▸ **Stated goal**:
Can you print the data exactly and leave out each image?
+++ Given material
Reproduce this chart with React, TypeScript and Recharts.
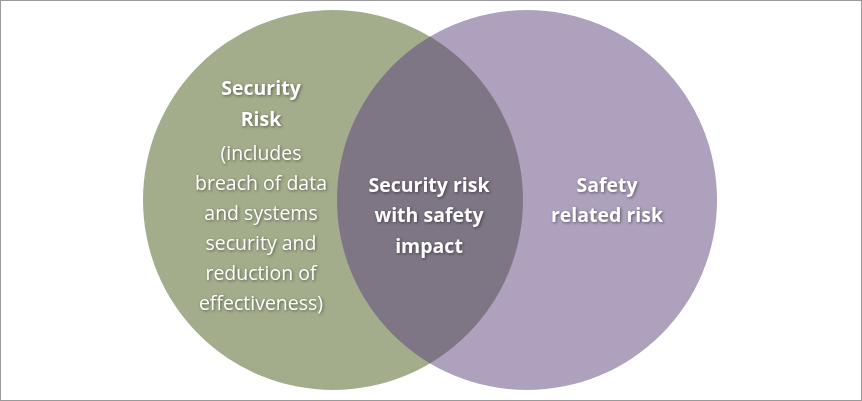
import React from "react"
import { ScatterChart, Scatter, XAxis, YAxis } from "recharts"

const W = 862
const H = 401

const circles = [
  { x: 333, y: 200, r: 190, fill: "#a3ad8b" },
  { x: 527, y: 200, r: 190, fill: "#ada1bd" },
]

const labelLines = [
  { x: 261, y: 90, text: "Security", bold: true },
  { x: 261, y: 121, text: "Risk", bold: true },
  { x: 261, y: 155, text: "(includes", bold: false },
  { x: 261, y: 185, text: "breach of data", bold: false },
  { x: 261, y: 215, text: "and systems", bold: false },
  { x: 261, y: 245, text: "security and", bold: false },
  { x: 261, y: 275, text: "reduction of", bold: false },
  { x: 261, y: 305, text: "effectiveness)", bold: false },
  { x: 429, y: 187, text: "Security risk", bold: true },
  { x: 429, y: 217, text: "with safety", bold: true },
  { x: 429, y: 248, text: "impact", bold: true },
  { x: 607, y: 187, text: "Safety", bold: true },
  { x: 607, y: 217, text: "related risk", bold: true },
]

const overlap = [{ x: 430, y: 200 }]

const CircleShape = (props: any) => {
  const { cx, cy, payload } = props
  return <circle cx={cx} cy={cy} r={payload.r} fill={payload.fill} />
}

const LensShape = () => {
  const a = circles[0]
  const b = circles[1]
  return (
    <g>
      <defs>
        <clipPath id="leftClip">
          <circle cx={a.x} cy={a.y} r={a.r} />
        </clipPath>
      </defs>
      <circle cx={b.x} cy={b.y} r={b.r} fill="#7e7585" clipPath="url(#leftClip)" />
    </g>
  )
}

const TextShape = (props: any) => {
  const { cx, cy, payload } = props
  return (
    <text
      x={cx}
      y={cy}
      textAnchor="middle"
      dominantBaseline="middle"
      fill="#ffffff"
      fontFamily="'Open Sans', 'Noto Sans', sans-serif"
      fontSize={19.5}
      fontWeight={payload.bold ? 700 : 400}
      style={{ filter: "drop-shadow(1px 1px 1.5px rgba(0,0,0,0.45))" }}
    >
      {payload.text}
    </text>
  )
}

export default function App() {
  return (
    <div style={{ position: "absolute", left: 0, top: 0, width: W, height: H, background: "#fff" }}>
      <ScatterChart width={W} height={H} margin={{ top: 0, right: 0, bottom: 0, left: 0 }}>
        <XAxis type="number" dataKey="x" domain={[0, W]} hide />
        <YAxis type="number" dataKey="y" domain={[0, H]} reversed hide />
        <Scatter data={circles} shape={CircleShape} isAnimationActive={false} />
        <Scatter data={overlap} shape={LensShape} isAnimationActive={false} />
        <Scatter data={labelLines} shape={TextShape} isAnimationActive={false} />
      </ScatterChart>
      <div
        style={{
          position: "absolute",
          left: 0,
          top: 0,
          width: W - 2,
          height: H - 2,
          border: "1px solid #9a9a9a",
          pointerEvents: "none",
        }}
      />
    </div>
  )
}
++++++
▸ **Exercise solution**:
Reproduce this chart with React, TypeScript and Recharts.
import React from "react"
import { ScatterChart, Scatter, XAxis, YAxis } from "recharts"

const W = 862
const H = 401

const circles = [
  { x: 333, y: 200, r: 190, fill: "#a3ad8b" },
  { x: 527, y: 200, r: 190, fill: "#ada1bd" },
]

const labelLines = [
  { x: 261, y: 90, text: "Security", bold: true },
  { x: 261, y: 121, text: "Risk", bold: true },
  { x: 261, y: 155, text: "(includes", bold: false },
  { x: 261, y: 185, text: "breach of data", bold: false },
  { x: 261, y: 215, text: "and systems", bold: false },
  { x: 261, y: 245, text: "security and", bold: false },
  { x: 261, y: 275, text: "reduction of", bold: false },
  { x: 261, y: 305, text: "effectiveness)", bold: false },
  { x: 429, y: 187, text: "Security risk", bold: true },
  { x: 429, y: 217, text: "with safety", bold: true },
  { x: 429, y: 248, text: "impact", bold: true },
  { x: 607, y: 187, text: "Safety", bold: true },
  { x: 607, y: 217, text: "related risk", bold: true },
]

const overlap = [{ x: 430, y: 200 }]

const CircleShape = (props: any) => {
  const { cx, cy, payload } = props
  return <circle cx={cx} cy={cy} r={payload.r} fill={payload.fill} />
}

const LensShape = () => {
  const a = circles[0]
  const b = circles[1]
  return (
    <g>
      <defs>
        <clipPath id="leftClip">
          <circle cx={a.x} cy={a.y} r={a.r} />
        </clipPath>
      </defs>
      <circle cx={b.x} cy={b.y} r={b.r} fill="#7e7585" clipPath="url(#leftClip)" />
    </g>
  )
}

const TextShape = (props: any) => {
  const { cx, cy, payload } = props
  return (
    <text
      x={cx}
      y={cy}
      textAnchor="middle"
      dominantBaseline="middle"
      fill="#ffffff"
      fontFamily="'Open Sans', 'Noto Sans', sans-serif"
      fontSize={19.5}
      fontWeight={payload.bold ? 700 : 400}
      style={{ filter: "drop-shadow(1px 1px 1.5px rgba(0,0,0,0.45))" }}
    >
      {payload.text}
    </text>
  )
}

export default function App() {
  return (
    <div style={{ position: "absolute", left: 0, top: 0, width: W, height: H, background: "#fff" }}>
      <ScatterChart width={W} height={H} margin={{ top: 0, right: 0, bottom: 0, left: 0 }}>
        <XAxis type="number" dataKey="x" domain={[0, W]} hide />
        <YAxis type="number" dataKey="y" domain={[0, H]} reversed hide />
        <Scatter data={circles} shape={CircleShape} isAnimationActive={false} />
        <Scatter data={overlap} shape={LensShape} isAnimationActive={false} />
        <Scatter data={labelLines} shape={TextShape} isAnimationActive={false} />
      </ScatterChart>
      <div
        style={{
          position: "absolute",
          left: 0,
          top: 0,
          width: W - 2,
          height: H - 2,
          border: "1px solid #9a9a9a",
          pointerEvents: "none",
        }}
      />
    </div>
  )
}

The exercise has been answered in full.